Plotting code records
________________________________________

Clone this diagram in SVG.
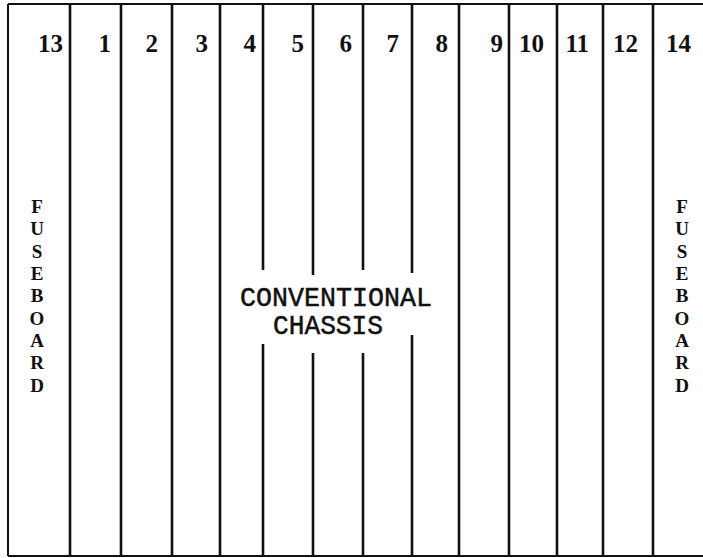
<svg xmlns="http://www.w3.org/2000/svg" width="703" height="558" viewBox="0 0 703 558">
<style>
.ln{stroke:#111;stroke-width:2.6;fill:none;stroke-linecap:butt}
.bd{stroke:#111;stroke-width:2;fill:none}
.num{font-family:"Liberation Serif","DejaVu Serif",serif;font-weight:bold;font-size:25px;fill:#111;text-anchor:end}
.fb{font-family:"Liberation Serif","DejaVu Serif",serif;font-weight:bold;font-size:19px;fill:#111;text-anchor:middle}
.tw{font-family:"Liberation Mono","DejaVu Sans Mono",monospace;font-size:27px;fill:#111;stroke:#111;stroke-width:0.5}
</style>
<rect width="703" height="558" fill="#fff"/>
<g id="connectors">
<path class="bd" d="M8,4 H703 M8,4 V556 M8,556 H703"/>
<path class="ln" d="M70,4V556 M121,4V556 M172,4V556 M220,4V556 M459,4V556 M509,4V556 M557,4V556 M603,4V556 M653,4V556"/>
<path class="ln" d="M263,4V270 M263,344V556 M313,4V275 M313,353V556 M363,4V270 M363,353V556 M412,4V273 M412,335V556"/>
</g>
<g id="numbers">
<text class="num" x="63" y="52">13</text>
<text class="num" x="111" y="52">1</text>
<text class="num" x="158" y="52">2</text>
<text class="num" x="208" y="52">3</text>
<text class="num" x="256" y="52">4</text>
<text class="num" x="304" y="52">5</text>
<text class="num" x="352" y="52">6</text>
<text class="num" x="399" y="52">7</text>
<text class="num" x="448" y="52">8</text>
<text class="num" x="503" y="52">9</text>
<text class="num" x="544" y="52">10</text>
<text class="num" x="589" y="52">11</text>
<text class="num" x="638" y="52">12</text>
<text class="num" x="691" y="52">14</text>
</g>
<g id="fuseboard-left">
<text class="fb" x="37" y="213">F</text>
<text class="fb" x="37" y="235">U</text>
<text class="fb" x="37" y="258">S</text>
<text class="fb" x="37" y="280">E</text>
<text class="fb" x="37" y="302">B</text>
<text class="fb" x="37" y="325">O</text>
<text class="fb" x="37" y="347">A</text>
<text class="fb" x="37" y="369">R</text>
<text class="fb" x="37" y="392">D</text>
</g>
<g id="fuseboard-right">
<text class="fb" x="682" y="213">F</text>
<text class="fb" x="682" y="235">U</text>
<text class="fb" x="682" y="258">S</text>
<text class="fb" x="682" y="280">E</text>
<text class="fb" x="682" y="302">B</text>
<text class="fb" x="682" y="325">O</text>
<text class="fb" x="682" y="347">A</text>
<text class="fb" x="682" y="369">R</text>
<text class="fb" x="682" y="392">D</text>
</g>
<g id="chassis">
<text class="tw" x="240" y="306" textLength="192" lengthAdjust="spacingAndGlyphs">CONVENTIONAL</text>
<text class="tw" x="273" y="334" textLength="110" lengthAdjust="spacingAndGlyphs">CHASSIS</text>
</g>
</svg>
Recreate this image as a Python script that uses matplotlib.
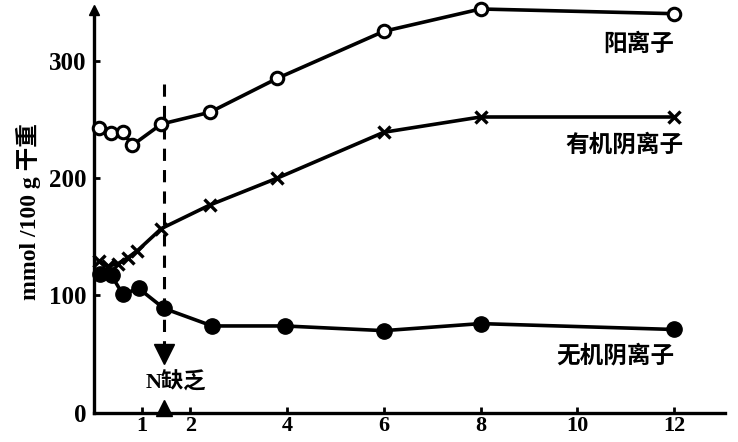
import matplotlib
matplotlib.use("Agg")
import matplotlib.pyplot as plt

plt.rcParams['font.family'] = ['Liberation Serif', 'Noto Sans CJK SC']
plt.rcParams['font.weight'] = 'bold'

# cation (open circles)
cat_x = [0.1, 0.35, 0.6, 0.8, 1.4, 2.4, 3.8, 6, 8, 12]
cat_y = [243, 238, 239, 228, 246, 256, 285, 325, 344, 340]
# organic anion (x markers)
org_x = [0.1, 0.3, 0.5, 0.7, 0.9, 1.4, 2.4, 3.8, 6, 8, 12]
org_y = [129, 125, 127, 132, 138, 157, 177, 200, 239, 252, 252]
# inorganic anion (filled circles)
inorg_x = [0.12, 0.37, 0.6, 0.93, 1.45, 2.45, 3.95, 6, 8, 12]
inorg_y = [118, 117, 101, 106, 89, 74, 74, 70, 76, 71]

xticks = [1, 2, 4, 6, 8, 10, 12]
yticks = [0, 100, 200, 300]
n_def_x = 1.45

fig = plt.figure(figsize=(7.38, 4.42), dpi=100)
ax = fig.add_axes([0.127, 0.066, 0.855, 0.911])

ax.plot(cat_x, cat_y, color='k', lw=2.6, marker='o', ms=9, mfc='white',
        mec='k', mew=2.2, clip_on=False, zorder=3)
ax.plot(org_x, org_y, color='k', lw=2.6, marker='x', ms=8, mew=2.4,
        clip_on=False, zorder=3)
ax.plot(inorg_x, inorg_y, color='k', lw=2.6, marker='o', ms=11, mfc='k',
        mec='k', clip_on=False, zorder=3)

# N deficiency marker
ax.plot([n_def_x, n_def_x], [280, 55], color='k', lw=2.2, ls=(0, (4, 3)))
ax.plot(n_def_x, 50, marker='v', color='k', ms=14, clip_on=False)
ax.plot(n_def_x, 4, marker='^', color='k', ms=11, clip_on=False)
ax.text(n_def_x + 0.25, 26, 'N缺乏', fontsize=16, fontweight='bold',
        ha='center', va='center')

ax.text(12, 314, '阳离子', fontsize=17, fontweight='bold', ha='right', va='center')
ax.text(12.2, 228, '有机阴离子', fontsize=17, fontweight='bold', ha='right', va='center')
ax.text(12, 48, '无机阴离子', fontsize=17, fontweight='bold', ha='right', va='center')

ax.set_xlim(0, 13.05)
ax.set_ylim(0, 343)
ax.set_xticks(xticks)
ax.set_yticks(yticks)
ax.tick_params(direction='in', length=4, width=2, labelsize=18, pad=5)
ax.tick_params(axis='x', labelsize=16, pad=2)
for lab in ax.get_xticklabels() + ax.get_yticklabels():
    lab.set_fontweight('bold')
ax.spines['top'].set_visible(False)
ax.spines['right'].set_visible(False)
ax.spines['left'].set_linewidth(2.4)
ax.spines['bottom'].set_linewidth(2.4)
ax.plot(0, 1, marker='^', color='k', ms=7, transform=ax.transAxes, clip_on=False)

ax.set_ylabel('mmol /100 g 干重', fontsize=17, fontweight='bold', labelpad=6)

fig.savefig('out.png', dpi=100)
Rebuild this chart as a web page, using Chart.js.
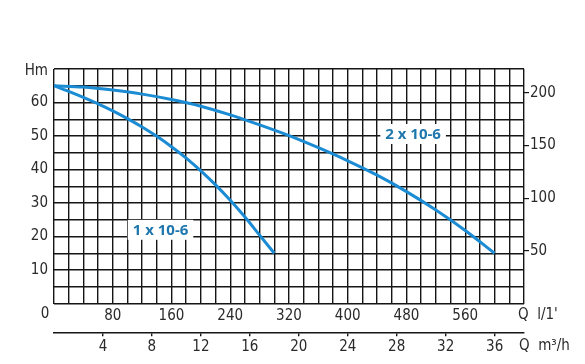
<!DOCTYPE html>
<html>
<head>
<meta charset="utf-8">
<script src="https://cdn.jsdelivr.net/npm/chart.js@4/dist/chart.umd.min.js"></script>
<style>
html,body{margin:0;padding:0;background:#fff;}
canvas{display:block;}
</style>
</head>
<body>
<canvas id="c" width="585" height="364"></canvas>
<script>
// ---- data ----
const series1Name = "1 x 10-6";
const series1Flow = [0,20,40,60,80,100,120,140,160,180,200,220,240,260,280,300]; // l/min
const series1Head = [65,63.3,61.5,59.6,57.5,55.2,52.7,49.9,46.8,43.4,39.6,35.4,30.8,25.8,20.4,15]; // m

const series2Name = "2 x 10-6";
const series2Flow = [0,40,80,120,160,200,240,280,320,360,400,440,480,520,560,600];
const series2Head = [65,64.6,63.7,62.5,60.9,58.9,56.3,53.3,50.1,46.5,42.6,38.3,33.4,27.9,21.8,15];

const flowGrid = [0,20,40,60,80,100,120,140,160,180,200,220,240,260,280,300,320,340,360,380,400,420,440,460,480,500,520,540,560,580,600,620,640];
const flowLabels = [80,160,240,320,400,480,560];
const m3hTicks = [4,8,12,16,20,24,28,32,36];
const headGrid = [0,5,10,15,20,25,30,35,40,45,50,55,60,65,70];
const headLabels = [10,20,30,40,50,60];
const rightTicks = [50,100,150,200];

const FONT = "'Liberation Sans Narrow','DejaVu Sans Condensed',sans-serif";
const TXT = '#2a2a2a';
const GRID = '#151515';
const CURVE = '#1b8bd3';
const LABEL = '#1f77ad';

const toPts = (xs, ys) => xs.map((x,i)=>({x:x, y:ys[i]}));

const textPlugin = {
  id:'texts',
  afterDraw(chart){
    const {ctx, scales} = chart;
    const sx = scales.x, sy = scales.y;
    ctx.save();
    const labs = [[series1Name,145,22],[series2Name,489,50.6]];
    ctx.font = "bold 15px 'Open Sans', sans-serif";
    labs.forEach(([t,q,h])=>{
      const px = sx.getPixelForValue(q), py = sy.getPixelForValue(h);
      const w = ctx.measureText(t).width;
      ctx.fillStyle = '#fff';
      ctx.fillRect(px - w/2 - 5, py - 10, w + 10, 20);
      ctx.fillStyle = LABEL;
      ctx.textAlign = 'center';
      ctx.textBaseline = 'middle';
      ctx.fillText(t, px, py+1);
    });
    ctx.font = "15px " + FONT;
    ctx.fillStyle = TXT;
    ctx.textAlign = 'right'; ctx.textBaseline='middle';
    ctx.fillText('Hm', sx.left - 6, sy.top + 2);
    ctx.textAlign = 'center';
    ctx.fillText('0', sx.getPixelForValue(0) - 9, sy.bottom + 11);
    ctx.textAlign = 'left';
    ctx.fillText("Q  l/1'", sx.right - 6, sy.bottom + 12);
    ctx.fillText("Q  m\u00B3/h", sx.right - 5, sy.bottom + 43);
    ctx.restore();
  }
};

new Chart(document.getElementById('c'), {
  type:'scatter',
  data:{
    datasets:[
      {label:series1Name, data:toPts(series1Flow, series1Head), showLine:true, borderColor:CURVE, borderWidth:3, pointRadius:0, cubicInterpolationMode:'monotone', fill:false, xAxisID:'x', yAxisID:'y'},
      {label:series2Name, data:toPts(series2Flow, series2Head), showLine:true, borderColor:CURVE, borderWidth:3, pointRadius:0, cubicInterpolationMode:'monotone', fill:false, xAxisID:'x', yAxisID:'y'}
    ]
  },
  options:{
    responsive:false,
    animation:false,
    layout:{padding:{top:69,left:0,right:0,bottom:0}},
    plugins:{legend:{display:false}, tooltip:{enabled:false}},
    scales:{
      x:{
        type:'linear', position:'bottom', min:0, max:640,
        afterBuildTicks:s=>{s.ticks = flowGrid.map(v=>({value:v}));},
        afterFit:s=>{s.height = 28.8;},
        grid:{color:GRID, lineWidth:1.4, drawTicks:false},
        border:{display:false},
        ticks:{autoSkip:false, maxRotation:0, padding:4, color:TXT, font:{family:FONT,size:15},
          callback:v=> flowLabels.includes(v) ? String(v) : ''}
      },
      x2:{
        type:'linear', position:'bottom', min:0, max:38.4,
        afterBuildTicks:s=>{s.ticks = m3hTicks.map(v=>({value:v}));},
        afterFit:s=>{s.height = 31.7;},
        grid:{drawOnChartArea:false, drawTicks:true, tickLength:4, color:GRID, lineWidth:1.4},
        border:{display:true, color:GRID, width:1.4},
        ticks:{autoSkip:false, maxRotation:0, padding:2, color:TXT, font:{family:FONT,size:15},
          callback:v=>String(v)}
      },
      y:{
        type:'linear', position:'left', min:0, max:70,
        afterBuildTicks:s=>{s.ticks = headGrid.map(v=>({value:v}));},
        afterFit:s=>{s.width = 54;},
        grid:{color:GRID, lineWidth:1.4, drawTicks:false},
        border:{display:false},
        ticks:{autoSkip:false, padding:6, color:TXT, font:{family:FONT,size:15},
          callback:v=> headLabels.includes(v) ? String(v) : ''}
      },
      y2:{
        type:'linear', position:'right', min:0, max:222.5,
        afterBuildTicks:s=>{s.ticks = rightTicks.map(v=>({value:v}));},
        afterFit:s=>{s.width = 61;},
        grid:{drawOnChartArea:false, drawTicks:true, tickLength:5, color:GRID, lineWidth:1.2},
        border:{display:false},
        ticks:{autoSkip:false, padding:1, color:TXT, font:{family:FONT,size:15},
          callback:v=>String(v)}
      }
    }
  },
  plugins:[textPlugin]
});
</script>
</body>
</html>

________________________________________

Pictures do not belong in the copy. Reproduce exactly the lines from the one with "Recreate this image" to the one with "ms=7, transform=ax.transAxes, clip_on=False)", both lines included.

Recreate this image as a Python script that uses matplotlib.
import matplotlib
matplotlib.use("Agg")
import matplotlib.pyplot as plt

plt.rcParams['font.family'] = ['Liberation Serif', 'Noto Sans CJK SC']
plt.rcParams['font.weight'] = 'bold'

# cation (open circles)
cat_x = [0.1, 0.35, 0.6, 0.8, 1.4, 2.4, 3.8, 6, 8, 12]
cat_y = [243, 238, 239, 228, 246, 256, 285, 325, 344, 340]
# organic anion (x markers)
org_x = [0.1, 0.3, 0.5, 0.7, 0.9, 1.4, 2.4, 3.8, 6, 8, 12]
org_y = [129, 125, 127, 132, 138, 157, 177, 200, 239, 252, 252]
# inorganic anion (filled circles)
inorg_x = [0.12, 0.37, 0.6, 0.93, 1.45, 2.45, 3.95, 6, 8, 12]
inorg_y = [118, 117, 101, 106, 89, 74, 74, 70, 76, 71]

xticks = [1, 2, 4, 6, 8, 10, 12]
yticks = [0, 100, 200, 300]
n_def_x = 1.45

fig = plt.figure(figsize=(7.38, 4.42), dpi=100)
ax = fig.add_axes([0.127, 0.066, 0.855, 0.911])

ax.plot(cat_x, cat_y, color='k', lw=2.6, marker='o', ms=9, mfc='white',
        mec='k', mew=2.2, clip_on=False, zorder=3)
ax.plot(org_x, org_y, color='k', lw=2.6, marker='x', ms=8, mew=2.4,
        clip_on=False, zorder=3)
ax.plot(inorg_x, inorg_y, color='k', lw=2.6, marker='o', ms=11, mfc='k',
        mec='k', clip_on=False, zorder=3)

# N deficiency marker
ax.plot([n_def_x, n_def_x], [280, 55], color='k', lw=2.2, ls=(0, (4, 3)))
ax.plot(n_def_x, 50, marker='v', color='k', ms=14, clip_on=False)
ax.plot(n_def_x, 4, marker='^', color='k', ms=11, clip_on=False)
ax.text(n_def_x + 0.25, 26, 'N缺乏', fontsize=16, fontweight='bold',
        ha='center', va='center')

ax.text(12, 314, '阳离子', fontsize=17, fontweight='bold', ha='right', va='center')
ax.text(12.2, 228, '有机阴离子', fontsize=17, fontweight='bold', ha='right', va='center')
ax.text(12, 48, '无机阴离子', fontsize=17, fontweight='bold', ha='right', va='center')

ax.set_xlim(0, 13.05)
ax.set_ylim(0, 343)
ax.set_xticks(xticks)
ax.set_yticks(yticks)
ax.tick_params(direction='in', length=4, width=2, labelsize=18, pad=5)
ax.tick_params(axis='x', labelsize=16, pad=2)
for lab in ax.get_xticklabels() + ax.get_yticklabels():
    lab.set_fontweight('bold')
ax.spines['top'].set_visible(False)
ax.spines['right'].set_visible(False)
ax.spines['left'].set_linewidth(2.4)
ax.spines['bottom'].set_linewidth(2.4)
ax.plot(0, 1, marker='^', color='k', ms=7, transform=ax.transAxes, clip_on=False)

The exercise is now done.